Finding the superpower
Here is the take home message of all of this: If you are a white person who, like myself, leads a fairly comfortable and secure life, a good sign that your empathy system is working is that you are feeling awful. Not your own awful, mind you, other people's awful. The reflected emotion of affective empathy. The natural tendency of people is to try to make that feeling go away. We want to feel good about ourselves, not bad. So we often search for a way to reframe the situation so we can feel something else, something that feels more positive. Righteous indignation, perhaps. Please don't. From what I've seen, that's one of the major ways you get a disconnect between how white people see the situation and how people of color do.

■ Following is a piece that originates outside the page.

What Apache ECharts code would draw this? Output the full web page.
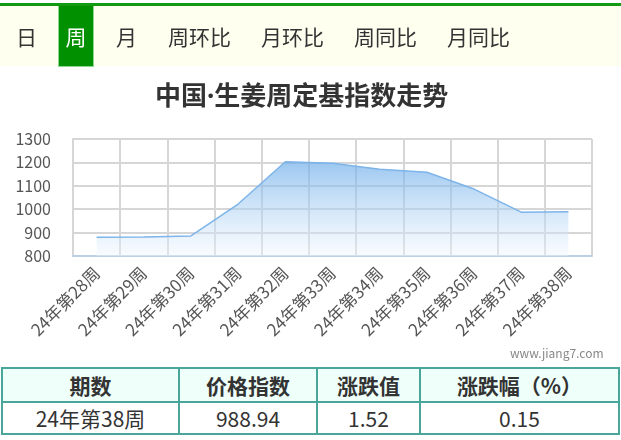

What I hope for is that more and more white people shift from running away from the negative feelings to leaning into them. It's the bad feeling that's the superpower, because it's what motivates you to take on something that's hard, risky - and necessary. In the business world we like to talk about recognizing opportunities, and there is opportunity in recognizing the pain. The people feeling that pain are your customers. Use your empathy to better serve them. The people experiencing that pain are your suppliers. Use your empathy to partner more effectively with them. The people experiencing that pain are your employees. Use your empathy to nurture and empower them. The people experiencing that pain are in the communities in which you operate. Use your empathy to strengthen those communities. These are all areas in which business goals are also human goals.